Bu davada bir takım isimler var ki, inanın o isimler tamamen konuyu saptırmak için konulmuş isimlerdir.
Amaç, sadece, terörist grupla mücadele eden ve vatan, millet diye mücadele eden kişilere ceza vermektir.
Amaç, Türk Silahlı Kuvvetlerini yıpratmak ve hatta gücünü yok etmektir.
Amaç, emperyalizmin bölgemizde yapacaklarına engel olma ihtimaline karşılık bu kurumu, yani, Türk Ordusunu bu durumlara düşürmektir.
Şimdi, Hatay’da Kara Kuvvetleri Komutanının bir tehdidi ile terörist başını ne yapılacağını bilemeyen bir dünyadan, bugün geldiğimiz noktaya bir bakalım.
Dünyaya meydan okuma ve bu meydan okumanın herkes tarafından görülüp, derhal yerine getirildiği bir ortamdan, geldiğimiz, düştüğümüz, düşürüldüğümüz duruma bir bakın.
Bunun adı da ordunun vesayetinin ortadan kalkması.
Vesayetin kalkmasına, ordunun sivil hayata sürekli müdahale pozisyonunda olmasına evet mi diyelim diye soranlara sadece acı, acı gülmekten başka ne yapabiliriz?
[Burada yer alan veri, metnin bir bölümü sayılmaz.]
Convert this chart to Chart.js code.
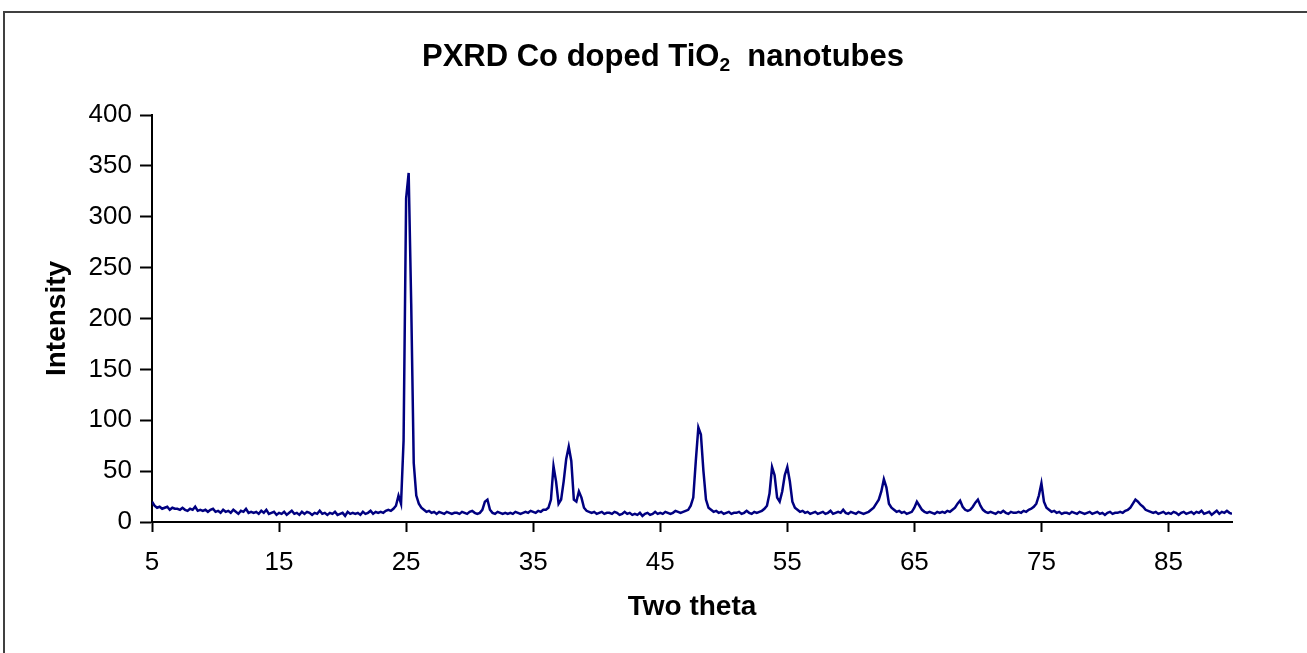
<!DOCTYPE html>
<html lang="en">
<head>
    <meta charset="UTF-8">
    <title>PXRD Co doped TiO2 nanotubes</title>
    <style>
        html, body { margin: 0; padding: 0; background: #fff; overflow: hidden; }
        #frame { position: absolute; left: 3px; top: 11px; width: 1320px; height: 660px; border: 2px solid #404040; box-sizing: border-box; }
        #title { position: absolute; left: 663px; top: 38px; transform: translateX(-50%); white-space: nowrap;
                 font-family: "Liberation Sans", Arial, sans-serif; font-weight: bold; font-size: 31px; color: #000; }
        #title sub { font-size: 0.62em; vertical-align: -0.25em; }
        #wrap { position: absolute; left: 0; top: 0; width: 1307px; height: 653px; }
    </style>
</head>
<body>
    <div id="frame"></div>
    <div id="wrap"><canvas id="xrd" width="1307" height="653"></canvas></div>
    <div id="title">PXRD Co doped TiO<sub>2</sub>&nbsp; nanotubes</div>

    <script src="https://cdn.jsdelivr.net/npm/chart.js"></script>
    <script>
        // measured on a 0.2 degree grid, 5 .. 90
        const twoThetaStart = 5;
        const twoThetaStep = 0.2;
        const xTicks = [5, 15, 25, 35, 45, 55, 65, 75, 85];
        const yTicks = [0, 50, 100, 150, 200, 250, 300, 350, 400];

        // one row = 2 degrees (10 readings)
        const intensity = [
            20, 16, 14, 15, 13, 14, 15, 12, 14, 13,   // 5
            13, 12, 14, 12, 11, 13, 12, 15, 11, 12,   // 7
            11, 12, 10, 12, 13, 10, 11, 9, 12, 10,    // 9
            11, 9, 12, 10, 8, 11, 10, 13, 9, 10,      // 11
            9, 10, 8, 11, 9, 12, 8, 9, 10, 7,         // 13
            9, 8, 10, 7, 9, 11, 8, 9, 7, 10,          // 15
            8, 10, 9, 7, 9, 8, 11, 8, 9, 7,           // 17
            9, 8, 10, 7, 8, 9, 6, 10, 8, 9,           // 19
            8, 9, 7, 10, 8, 9, 11, 8, 10, 9,          // 21
            10, 9, 11, 12, 11, 13, 16, 26, 18, 80,    // 23
            318, 343, 215, 58, 26, 18, 14, 12, 10, 11, // 25
            9, 10, 8, 10, 9, 8, 10, 9, 8, 9,          // 27
            9, 8, 10, 9, 8, 10, 11, 9, 8, 9,          // 29
            12, 20, 22, 12, 9, 8, 10, 9, 8, 9,        // 31
            8, 9, 8, 10, 9, 8, 9, 10, 9, 11,          // 33
            10, 9, 11, 10, 12, 12, 14, 22, 55, 40,    // 35
            18, 22, 40, 62, 74, 60, 22, 20, 30, 24,   // 37
            14, 11, 10, 9, 10, 8, 9, 10, 8, 9,        // 39
            9, 8, 10, 9, 7, 8, 10, 8, 9, 7,           // 41
            8, 7, 9, 6, 8, 9, 7, 8, 10, 8,            // 43
            9, 8, 10, 9, 8, 9, 11, 10, 9, 10,         // 45
            11, 12, 16, 24, 60, 93, 86, 50, 22, 14,   // 47
            12, 10, 11, 9, 10, 8, 9, 10, 8, 9,        // 49
            9, 10, 8, 9, 11, 9, 8, 10, 9, 10,         // 51
            11, 13, 16, 28, 54, 46, 24, 20, 30, 46,   // 53
            54, 40, 20, 14, 12, 10, 11, 9, 10, 8,     // 55
            9, 10, 8, 9, 10, 8, 9, 11, 8, 9,          // 57
            10, 9, 12, 9, 8, 10, 9, 8, 10, 9,         // 59
            8, 9, 10, 12, 14, 18, 22, 30, 42, 34,     // 61
            18, 14, 12, 10, 11, 9, 10, 8, 9, 10,      // 63
            14, 20, 16, 12, 10, 9, 10, 9, 8, 10,      // 65
            9, 10, 9, 11, 10, 12, 14, 18, 21, 15,     // 67
            12, 11, 12, 15, 19, 22, 16, 12, 10, 9,    // 69
            10, 9, 8, 10, 9, 11, 9, 8, 10, 9,         // 71
            9, 10, 9, 11, 10, 12, 13, 15, 18, 26,     // 73
            38, 20, 14, 12, 10, 11, 9, 10, 8, 9,      // 75
            9, 8, 10, 9, 8, 10, 9, 8, 9, 10,          // 77
            8, 9, 10, 8, 9, 7, 9, 10, 8, 9,           // 79
            9, 10, 9, 11, 12, 14, 18, 22, 20, 17,     // 81
            15, 12, 11, 10, 9, 10, 8, 9, 10, 8,       // 83
            9, 8, 10, 9, 7, 9, 10, 8, 9, 10,          // 85
            8, 10, 9, 11, 8, 9, 10, 7, 9, 11,         // 87
            8, 10, 9, 11, 9, 8                        // 89 .. 90
        ];

        const points = intensity.map((v, i) => ({ x: twoThetaStart + i * twoThetaStep, y: v }));

        const font = 'Liberation Sans, Arial, sans-serif';

        new Chart(document.getElementById('xrd'), {
            type: 'line',
            data: {
                datasets: [{
                    data: points,
                    borderColor: '#000080',
                    borderWidth: 2.5,
                    pointRadius: 0,
                    tension: 0,
                    fill: false
                }]
            },
            options: {
                responsive: false,
                animation: false,
                events: [],
                layout: { padding: { left: 0, right: 75, top: 115, bottom: 0 } },
                plugins: { legend: { display: false }, title: { display: false }, tooltip: { enabled: false } },
                scales: {
                    x: {
                        type: 'linear',
                        min: 5,
                        max: 90,
                        afterBuildTicks: s => { s.ticks = xTicks.map(v => ({ value: v })); },
                        afterFit: s => { s.height = 131; },
                        grid: { drawOnChartArea: false, drawTicks: true, tickLength: 10, color: '#000', tickWidth: 2 },
                        border: { display: true, color: '#000', width: 2 },
                        ticks: { color: '#000', padding: 15, maxRotation: 0, font: { family: font, size: 26 } },
                        title: { display: true, text: 'Two theta', color: '#000', padding: { top: 0, bottom: 29 },
                                 font: { family: font, size: 28, weight: 'bold' } }
                    },
                    y: {
                        min: 0,
                        max: 400,
                        afterBuildTicks: s => { s.ticks = yTicks.map(v => ({ value: v })); },
                        afterFit: s => { s.width = 152; },
                        grid: { drawOnChartArea: false, drawTicks: true, tickLength: 12, color: '#000', tickWidth: 2 },
                        border: { display: true, color: '#000', width: 2 },
                        ticks: { color: '#000', padding: 8, font: { family: font, size: 26 } },
                        title: { display: true, text: 'Intensity', color: '#000', padding: { top: 40, bottom: 0 },
                                 font: { family: font, size: 28, weight: 'bold' } }
                    }
                }
            }
        });
    </script>
</body>
</html>
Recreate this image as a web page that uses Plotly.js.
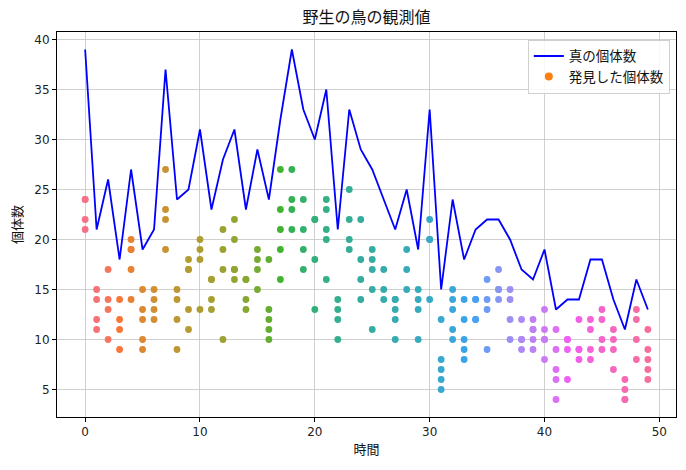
<!DOCTYPE html>
<html>
<head>
<meta charset="utf-8">
<script src="https://cdn.plot.ly/plotly-3.0.1.min.js"></script>
<style>
  html, body { margin: 0; padding: 0; background: #fff; }
  #chart { width: 686px; height: 470px; }
</style>
</head>
<body>
<div id="chart"></div>
<script>
// time steps
const times = [
  0, 1, 2, 3, 4, 5, 6, 7, 8, 9,
  10, 11, 12, 13, 14, 15, 16, 17, 18, 19,
  20, 21, 22, 23, 24, 25, 26, 27, 28, 29,
  30, 31, 32, 33, 34, 35, 36, 37, 38, 39,
  40, 41, 42, 43, 44, 45, 46, 47, 48, 49
];

// true population per time step
const truePop = [
  39, 21, 26, 18, 27, 19, 21, 37, 24, 25,
  31, 23, 28, 31, 23, 29, 24, 32, 39, 33,
  30, 35, 21, 33, 29, 27, 24, 21, 25, 19,
  33, 15, 24, 18, 21, 22, 22, 20, 17, 16,
  19, 13, 14, 14, 18, 18, 14, 11, 16, 13
];

// detected counts, one list per time step
const detected = [
  [24, 24, 22, 21], [15, 14, 12, 11], [17, 14, 13, 10], [14, 12, 11, 9], [20, 19, 19, 17, 14],
  [15, 13, 12, 10, 9], [15, 14, 13, 12], [27, 23, 22, 19], [15, 14, 12, 9], [18, 17, 17, 13, 11],
  [20, 19, 18, 13], [16, 16, 14, 13], [21, 19, 17, 10], [22, 20, 17, 17, 16], [16, 16, 14, 13],
  [19, 18, 17, 15], [18, 13, 12, 11, 10], [27, 23, 21, 19, 16], [27, 24, 23, 21], [24, 21, 19, 17],
  [22, 22, 18, 13], [24, 23, 21, 20, 16], [14, 13, 12, 10], [25, 22, 20, 19], [22, 18, 16, 14],
  [19, 18, 17, 15, 11], [17, 15, 14], [14, 14, 13, 12, 10], [19, 17, 15], [15, 14, 13, 10],
  [22, 20, 20, 14], [12, 8, 7, 6, 5], [15, 14, 13, 11, 10], [14, 12, 10, 9, 8], [14, 14, 12, 12],
  [16, 14, 13, 9], [17, 15, 15, 14], [15, 14, 12, 10], [12, 10, 10, 9], [12, 11, 11, 10, 9],
  [13, 11, 10, 10, 8], [11, 9, 7, 6, 4], [10, 10, 9, 6], [12, 9, 9, 8], [12, 11, 9, 8],
  [13, 12, 10, 9], [11, 10, 9, 7], [6, 5, 4, 4], [13, 12, 10, 8], [11, 9, 8, 7, 6]
];

// husl -> rgb, same maths as seaborn's bundled husl module
const M = [
  [3.2406, -1.5372, -0.4986],
  [-0.9689, 1.8758, 0.0415],
  [0.0557, -0.2040, 1.0570]
];
const REF_U = 0.19784, REF_V = 0.46834, LAB_E = 0.008856, LAB_K = 903.3;

function maxChroma(L, H) {
  const hrad = H / 180 * Math.PI;
  const sinH = Math.sin(hrad);
  const cosH = Math.cos(hrad);
  const sub1 = Math.pow(L + 16, 3) / 1560896;
  const sub2 = sub1 > LAB_E ? sub1 : L / LAB_K;
  let result = Infinity;
  for (const [m1, m2, m3] of M) {
    const top = (0.99915 * m1 + 1.05122 * m2 + 1.14460 * m3) * sub2;
    const rbottom = 0.86330 * m3 - 0.17266 * m2;
    const lbottom = 0.12949 * m3 - 0.38848 * m1;
    const bottom = (rbottom * sinH + lbottom * cosH) * sub2;
    for (const t of [0, 1]) {
      const C = L * (top - 1.05122 * t) / (bottom + 0.17266 * sinH * t);
      if (C > 0 && C < result) result = C;
    }
  }
  return result;
}

function fromLinear(c) {
  return c <= 0.0031308 ? 12.92 * c : 1.055 * Math.pow(c, 1 / 2.4) - 0.055;
}

function huslToRgb(H, S, L) {
  const C = maxChroma(L, H) / 100 * S;
  const hrad = H / 180 * Math.PI;
  const U = Math.cos(hrad) * C;
  const V = Math.sin(hrad) * C;
  const t = (L + 16) / 116;
  const Y = Math.pow(t, 3) > LAB_E ? Math.pow(t, 3) : (116 * t - 16) / LAB_K;
  const varU = U / (13 * L) + REF_U;
  const varV = V / (13 * L) + REF_V;
  const X = -(9 * Y * varU) / ((varU - 4) * varV - varU * varV);
  const Z = (9 * Y - 15 * varV * Y - varV * X) / (3 * varV);
  const rgb = M.map(r => fromLinear(r[0] * X + r[1] * Y + r[2] * Z));
  return 'rgb(' + rgb.map(c => Math.round(255 * Math.min(1, Math.max(0, c)))).join(',') + ')';
}

function huslPalette(n) {
  const out = [];
  for (let i = 0; i < n; i++) {
    const h = ((i / n + 0.01) % 1) * 359;
    out.push(huslToRgb(h, 0.9 * 99, 0.65 * 99));
  }
  return out;
}

const palette = huslPalette(times.length);

const xs = [];
const ys = [];
const colors = [];
detected.forEach((counts, i) => {
  counts.forEach(c => {
    xs.push(times[i]);
    ys.push(c);
    colors.push(palette[i]);
  });
});

const FONT = 'DejaVu Sans, Noto Sans CJK JP, sans-serif';

const traces = [{
  type: 'scatter',
  mode: 'lines',
  x: times,
  y: truePop,
  name: '真の個体数',
  line: {color: '#0000ff', width: 1.8},
}, {
  type: 'scatter',
  mode: 'markers',
  x: xs,
  y: ys,
  name: '発見した個体数',
  showlegend: false,
  marker: {color: colors, size: 6.8, line: {width: 0}},
}, {
  // legend entry only
  type: 'scatter',
  mode: 'markers',
  x: [null],
  y: [null],
  name: '発見した個体数',
  marker: {color: '#ff7f0e', size: 8},
}];

const axisCommon = {
  showgrid: true,
  gridcolor: '#c4c4c4',
  gridwidth: 0.8,
  zeroline: false,
  showline: true,
  mirror: true,
  linecolor: '#000',
  linewidth: 1,
  ticks: 'outside',
  ticklen: 4,
  tickwidth: 1,
  tickcolor: '#000',
  tickfont: {family: FONT, size: 12, color: '#222'},
};

const layout = {
  width: 686,
  height: 470,
  margin: {l: 57, r: 10, t: 32, b: 53},
  paper_bgcolor: '#fff',
  plot_bgcolor: '#fff',
  font: {family: FONT, color: '#222'},
  title: {
    text: '野生の鳥の観測値',
    font: {family: FONT, size: 16, color: '#111'},
    x: 0.5 * (57 + 676) / 686,
    xanchor: 'center',
    yref: 'container',
    y: 1 - 17 / 470,
    yanchor: 'middle',
  },
  xaxis: Object.assign({}, axisCommon, {
    range: [-2.45, 51.45],
    dtick: 10,
    tick0: 0,
    title: {text: '時間', font: {family: FONT, size: 13, color: '#111'}, standoff: 6},
  }),
  yaxis: Object.assign({}, axisCommon, {
    range: [2.25, 40.75],
    dtick: 5,
    tick0: 0,
    title: {text: '個体数', font: {family: FONT, size: 13, color: '#111'}, standoff: 8},
  }),
  showlegend: true,
  legend: {
    x: 0.99,
    xanchor: 'right',
    y: 0.98,
    yanchor: 'top',
    bgcolor: 'rgba(255,255,255,0.85)',
    bordercolor: '#d0d0d0',
    borderwidth: 1,
    font: {family: FONT, size: 13.5, color: '#111'},
    tracegroupgap: 2,
  },
  hovermode: false,
};

Plotly.newPlot('chart', traces, layout, {displayModeBar: false, staticPlot: true});
</script>
</body>
</html>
Şimdi, hangi vesayetin altındayız?
Ordunun vesayetini yok edelim, amenna.
Ama, bu vesayetin karşılığı PYD’nin, Barzani’nin, Öcalan’ın vesayeti mi olmalıydı?
Her konuda konuşan ve her konuda propagandaya meraklı Başbakan, bu vesayetler konusunda neden bir tek kelime etmez?
Bu aşamadan sonra, Türk Silahlı Kuvvetleri mensupları arasında, devleti, milleti kendisinden fazla düşünecek ortamı kim sağlayabilir?
Bu aşamadan sonra, devlet, millet için çarpışacak bir Türk Silahlı Kuvvet mensubu bulabilecek miyiz?
Bunun cevabını, Deniz Kuvvetlerinden son altı ayda istifa eden subay sayısından bile görebiliriz.
Bu aşamadan sonra, Askeri Lise ve Harp Okullarına girmek isteyecek kaç Türk genci bulabiliriz?
Şimdi gelelim, en can alıcı konuya:
Peki, bu sonuca gelmekte Türk Silahlı Kuvvetleri’nin rolü nedir?
Maalesef, NATO ile bu kadar iç içe geçmiş bir Türk Silahlı Kuvvetleri’nin bugün içine düştüğü durumun çok anlaşılır olduğunu biz yeni görebiliyoruz. Bu konuda daha başka bir şey düşünmeye ve söylemeye gerek var mı?
Bütün sıkıntılara rağmen, Ramazan Bayramı’nızı Kutlar, bu Bayramın Türk ve İslâm Âlemine Hayırlar getirmesini dilerim.